◆ **Given exercise**:
Return the records that follow unaltered. Omit every picture.

◆ **Available records**:
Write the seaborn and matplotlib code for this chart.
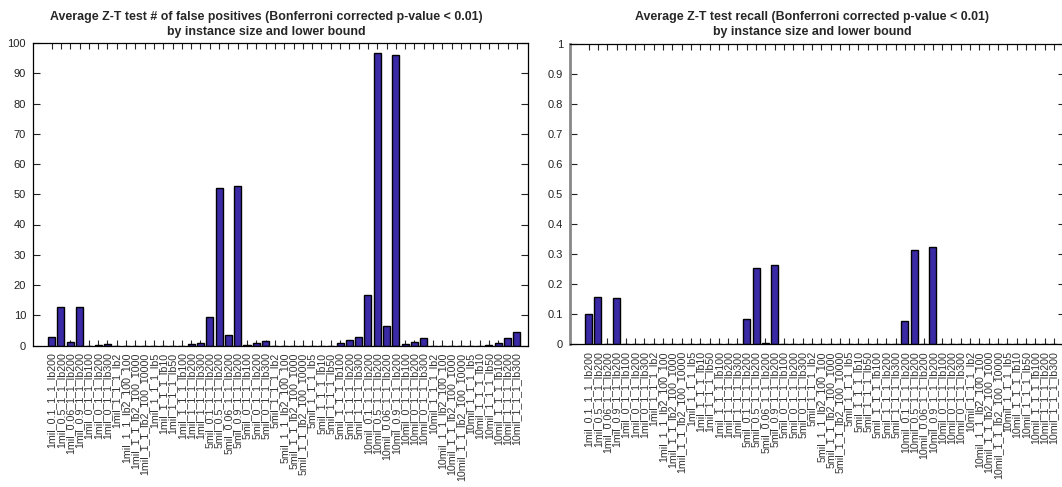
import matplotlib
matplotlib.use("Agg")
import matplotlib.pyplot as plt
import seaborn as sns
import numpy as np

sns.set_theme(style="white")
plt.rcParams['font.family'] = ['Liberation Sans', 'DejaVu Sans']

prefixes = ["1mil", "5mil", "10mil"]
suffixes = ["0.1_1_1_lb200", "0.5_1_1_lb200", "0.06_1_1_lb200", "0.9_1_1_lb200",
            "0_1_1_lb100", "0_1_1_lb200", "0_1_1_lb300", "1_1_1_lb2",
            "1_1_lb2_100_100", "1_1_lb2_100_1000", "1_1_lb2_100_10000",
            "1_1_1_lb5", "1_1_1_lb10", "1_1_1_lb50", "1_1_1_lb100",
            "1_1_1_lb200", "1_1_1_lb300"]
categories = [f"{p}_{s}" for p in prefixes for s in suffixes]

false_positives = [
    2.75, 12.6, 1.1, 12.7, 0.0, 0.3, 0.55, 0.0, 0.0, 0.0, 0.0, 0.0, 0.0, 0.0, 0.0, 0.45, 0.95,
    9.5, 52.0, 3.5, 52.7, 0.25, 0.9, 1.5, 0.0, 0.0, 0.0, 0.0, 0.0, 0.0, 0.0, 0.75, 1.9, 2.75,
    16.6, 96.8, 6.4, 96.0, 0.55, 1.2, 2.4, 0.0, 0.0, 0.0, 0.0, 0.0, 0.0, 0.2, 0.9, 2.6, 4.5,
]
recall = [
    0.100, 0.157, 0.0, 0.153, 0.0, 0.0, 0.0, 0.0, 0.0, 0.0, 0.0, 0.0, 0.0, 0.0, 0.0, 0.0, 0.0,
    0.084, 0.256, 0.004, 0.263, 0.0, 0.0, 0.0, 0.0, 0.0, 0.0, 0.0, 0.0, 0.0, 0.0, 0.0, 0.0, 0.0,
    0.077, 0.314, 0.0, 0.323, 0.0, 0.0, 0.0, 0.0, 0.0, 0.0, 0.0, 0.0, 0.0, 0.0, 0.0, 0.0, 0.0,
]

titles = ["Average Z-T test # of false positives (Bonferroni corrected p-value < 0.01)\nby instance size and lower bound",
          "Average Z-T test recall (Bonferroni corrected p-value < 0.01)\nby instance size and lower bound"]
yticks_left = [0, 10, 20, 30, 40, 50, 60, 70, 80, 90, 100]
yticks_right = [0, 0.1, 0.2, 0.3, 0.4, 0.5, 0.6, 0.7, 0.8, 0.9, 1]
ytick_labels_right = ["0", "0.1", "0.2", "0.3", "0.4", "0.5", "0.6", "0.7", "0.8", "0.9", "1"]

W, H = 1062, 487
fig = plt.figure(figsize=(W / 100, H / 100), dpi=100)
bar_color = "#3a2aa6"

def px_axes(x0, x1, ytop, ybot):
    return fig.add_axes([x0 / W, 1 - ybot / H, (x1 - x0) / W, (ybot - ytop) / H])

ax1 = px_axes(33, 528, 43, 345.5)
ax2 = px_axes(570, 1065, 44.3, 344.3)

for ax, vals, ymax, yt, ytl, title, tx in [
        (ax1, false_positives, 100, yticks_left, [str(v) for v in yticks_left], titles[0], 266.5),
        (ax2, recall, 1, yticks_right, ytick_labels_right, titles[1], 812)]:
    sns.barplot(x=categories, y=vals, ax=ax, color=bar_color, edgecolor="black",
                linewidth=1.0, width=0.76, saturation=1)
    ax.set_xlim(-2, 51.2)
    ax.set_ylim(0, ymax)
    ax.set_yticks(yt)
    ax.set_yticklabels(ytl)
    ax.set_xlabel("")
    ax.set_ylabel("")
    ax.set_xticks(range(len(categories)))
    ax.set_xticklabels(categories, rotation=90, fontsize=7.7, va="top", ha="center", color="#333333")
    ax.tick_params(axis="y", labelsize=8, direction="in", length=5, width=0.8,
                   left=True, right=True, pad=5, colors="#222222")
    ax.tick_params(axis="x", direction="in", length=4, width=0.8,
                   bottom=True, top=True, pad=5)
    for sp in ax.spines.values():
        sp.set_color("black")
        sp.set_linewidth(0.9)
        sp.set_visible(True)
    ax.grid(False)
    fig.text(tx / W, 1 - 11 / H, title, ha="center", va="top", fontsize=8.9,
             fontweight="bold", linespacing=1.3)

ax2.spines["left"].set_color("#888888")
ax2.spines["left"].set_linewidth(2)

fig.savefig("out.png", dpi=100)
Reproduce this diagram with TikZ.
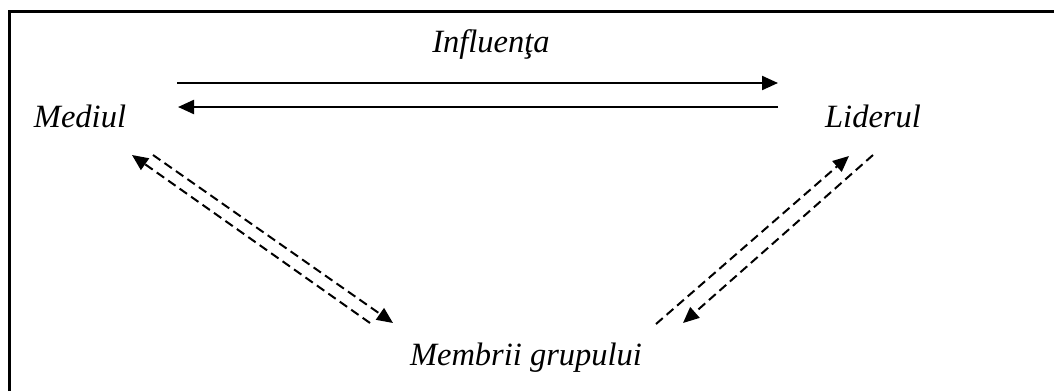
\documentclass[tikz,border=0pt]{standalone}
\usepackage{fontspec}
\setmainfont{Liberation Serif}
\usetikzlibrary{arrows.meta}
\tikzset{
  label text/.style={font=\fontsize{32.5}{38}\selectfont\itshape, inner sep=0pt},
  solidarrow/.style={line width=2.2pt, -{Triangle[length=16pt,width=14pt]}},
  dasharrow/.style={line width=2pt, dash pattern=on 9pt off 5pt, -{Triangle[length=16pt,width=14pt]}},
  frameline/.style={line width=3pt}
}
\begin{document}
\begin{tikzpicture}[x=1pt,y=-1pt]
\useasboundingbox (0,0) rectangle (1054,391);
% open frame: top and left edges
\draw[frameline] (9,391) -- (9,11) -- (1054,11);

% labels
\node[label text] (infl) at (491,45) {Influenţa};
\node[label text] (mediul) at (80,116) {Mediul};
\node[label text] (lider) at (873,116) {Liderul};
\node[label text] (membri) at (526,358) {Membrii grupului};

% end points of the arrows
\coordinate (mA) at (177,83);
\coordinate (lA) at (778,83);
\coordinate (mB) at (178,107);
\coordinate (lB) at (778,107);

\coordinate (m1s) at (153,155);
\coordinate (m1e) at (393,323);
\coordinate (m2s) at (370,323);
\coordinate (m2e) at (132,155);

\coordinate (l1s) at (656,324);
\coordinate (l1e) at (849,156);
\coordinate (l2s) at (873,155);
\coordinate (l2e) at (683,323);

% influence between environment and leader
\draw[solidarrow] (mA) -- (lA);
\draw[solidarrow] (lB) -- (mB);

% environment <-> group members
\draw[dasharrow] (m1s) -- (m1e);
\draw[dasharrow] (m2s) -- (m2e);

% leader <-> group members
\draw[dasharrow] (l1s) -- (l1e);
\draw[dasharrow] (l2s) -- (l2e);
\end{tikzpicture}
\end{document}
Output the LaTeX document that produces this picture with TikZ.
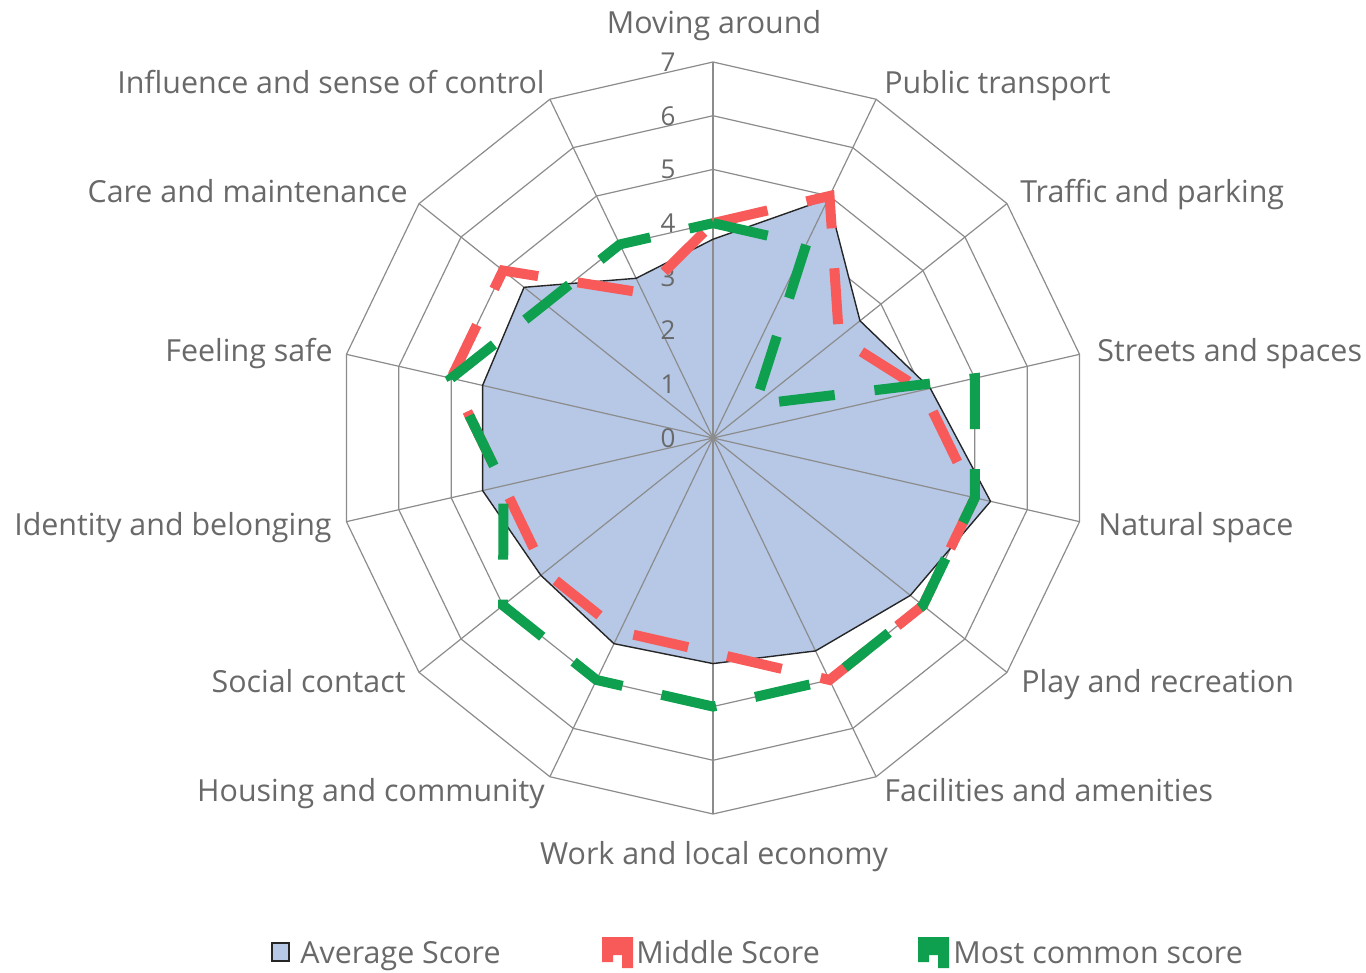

◆ **Task output**:
Write the seaborn and matplotlib code for this chart.
import matplotlib
matplotlib.use("Agg")
import matplotlib.pyplot as plt
import seaborn as sns
import numpy as np

sns.set_theme(style="white")
plt.rcParams['font.family'] = ['Liberation Sans', 'DejaVu Sans']

prefixes = ["1mil", "5mil", "10mil"]
suffixes = ["0.1_1_1_lb200", "0.5_1_1_lb200", "0.06_1_1_lb200", "0.9_1_1_lb200",
            "0_1_1_lb100", "0_1_1_lb200", "0_1_1_lb300", "1_1_1_lb2",
            "1_1_lb2_100_100", "1_1_lb2_100_1000", "1_1_lb2_100_10000",
            "1_1_1_lb5", "1_1_1_lb10", "1_1_1_lb50", "1_1_1_lb100",
            "1_1_1_lb200", "1_1_1_lb300"]
categories = [f"{p}_{s}" for p in prefixes for s in suffixes]

false_positives = [
    2.75, 12.6, 1.1, 12.7, 0.0, 0.3, 0.55, 0.0, 0.0, 0.0, 0.0, 0.0, 0.0, 0.0, 0.0, 0.45, 0.95,
    9.5, 52.0, 3.5, 52.7, 0.25, 0.9, 1.5, 0.0, 0.0, 0.0, 0.0, 0.0, 0.0, 0.0, 0.75, 1.9, 2.75,
    16.6, 96.8, 6.4, 96.0, 0.55, 1.2, 2.4, 0.0, 0.0, 0.0, 0.0, 0.0, 0.0, 0.2, 0.9, 2.6, 4.5,
]
recall = [
    0.100, 0.157, 0.0, 0.153, 0.0, 0.0, 0.0, 0.0, 0.0, 0.0, 0.0, 0.0, 0.0, 0.0, 0.0, 0.0, 0.0,
    0.084, 0.256, 0.004, 0.263, 0.0, 0.0, 0.0, 0.0, 0.0, 0.0, 0.0, 0.0, 0.0, 0.0, 0.0, 0.0, 0.0,
    0.077, 0.314, 0.0, 0.323, 0.0, 0.0, 0.0, 0.0, 0.0, 0.0, 0.0, 0.0, 0.0, 0.0, 0.0, 0.0, 0.0,
]

titles = ["Average Z-T test # of false positives (Bonferroni corrected p-value < 0.01)\nby instance size and lower bound",
          "Average Z-T test recall (Bonferroni corrected p-value < 0.01)\nby instance size and lower bound"]
yticks_left = [0, 10, 20, 30, 40, 50, 60, 70, 80, 90, 100]
yticks_right = [0, 0.1, 0.2, 0.3, 0.4, 0.5, 0.6, 0.7, 0.8, 0.9, 1]
ytick_labels_right = ["0", "0.1", "0.2", "0.3", "0.4", "0.5", "0.6", "0.7", "0.8", "0.9", "1"]

W, H = 1062, 487
fig = plt.figure(figsize=(W / 100, H / 100), dpi=100)
bar_color = "#3a2aa6"

def px_axes(x0, x1, ytop, ybot):
    return fig.add_axes([x0 / W, 1 - ybot / H, (x1 - x0) / W, (ybot - ytop) / H])

ax1 = px_axes(33, 528, 43, 345.5)
ax2 = px_axes(570, 1065, 44.3, 344.3)

for ax, vals, ymax, yt, ytl, title, tx in [
        (ax1, false_positives, 100, yticks_left, [str(v) for v in yticks_left], titles[0], 266.5),
        (ax2, recall, 1, yticks_right, ytick_labels_right, titles[1], 812)]:
    sns.barplot(x=categories, y=vals, ax=ax, color=bar_color, edgecolor="black",
                linewidth=1.0, width=0.76, saturation=1)
    ax.set_xlim(-2, 51.2)
    ax.set_ylim(0, ymax)
    ax.set_yticks(yt)
    ax.set_yticklabels(ytl)
    ax.set_xlabel("")
    ax.set_ylabel("")
    ax.set_xticks(range(len(categories)))
    ax.set_xticklabels(categories, rotation=90, fontsize=7.7, va="top", ha="center", color="#333333")
    ax.tick_params(axis="y", labelsize=8, direction="in", length=5, width=0.8,
                   left=True, right=True, pad=5, colors="#222222")
    ax.tick_params(axis="x", direction="in", length=4, width=0.8,
                   bottom=True, top=True, pad=5)
    for sp in ax.spines.values():
        sp.set_color("black")
        sp.set_linewidth(0.9)
        sp.set_visible(True)
    ax.grid(False)
    fig.text(tx / W, 1 - 11 / H, title, ha="center", va="top", fontsize=8.9,
             fontweight="bold", linespacing=1.3)

ax2.spines["left"].set_color("#888888")
ax2.spines["left"].set_linewidth(2)

fig.savefig("out.png", dpi=100)
Reproduce this diagram with TikZ.
\documentclass[tikz,border=0pt]{standalone}
\usepackage{fontspec}
\setmainfont{Liberation Serif}
\usetikzlibrary{arrows.meta}
\tikzset{
  label text/.style={font=\fontsize{32.5}{38}\selectfont\itshape, inner sep=0pt},
  solidarrow/.style={line width=2.2pt, -{Triangle[length=16pt,width=14pt]}},
  dasharrow/.style={line width=2pt, dash pattern=on 9pt off 5pt, -{Triangle[length=16pt,width=14pt]}},
  frameline/.style={line width=3pt}
}
\begin{document}
\begin{tikzpicture}[x=1pt,y=-1pt]
\useasboundingbox (0,0) rectangle (1054,391);
% open frame: top and left edges
\draw[frameline] (9,391) -- (9,11) -- (1054,11);

% labels
\node[label text] (infl) at (491,45) {Influenţa};
\node[label text] (mediul) at (80,116) {Mediul};
\node[label text] (lider) at (873,116) {Liderul};
\node[label text] (membri) at (526,358) {Membrii grupului};

% end points of the arrows
\coordinate (mA) at (177,83);
\coordinate (lA) at (778,83);
\coordinate (mB) at (178,107);
\coordinate (lB) at (778,107);

\coordinate (m1s) at (153,155);
\coordinate (m1e) at (393,323);
\coordinate (m2s) at (370,323);
\coordinate (m2e) at (132,155);

\coordinate (l1s) at (656,324);
\coordinate (l1e) at (849,156);
\coordinate (l2s) at (873,155);
\coordinate (l2e) at (683,323);

% influence between environment and leader
\draw[solidarrow] (mA) -- (lA);
\draw[solidarrow] (lB) -- (mB);

% environment <-> group members
\draw[dasharrow] (m1s) -- (m1e);
\draw[dasharrow] (m2s) -- (m2e);

% leader <-> group members
\draw[dasharrow] (l1s) -- (l1e);
\draw[dasharrow] (l2s) -- (l2e);
\end{tikzpicture}
\end{document}
Output the LaTeX document that produces this picture with TikZ.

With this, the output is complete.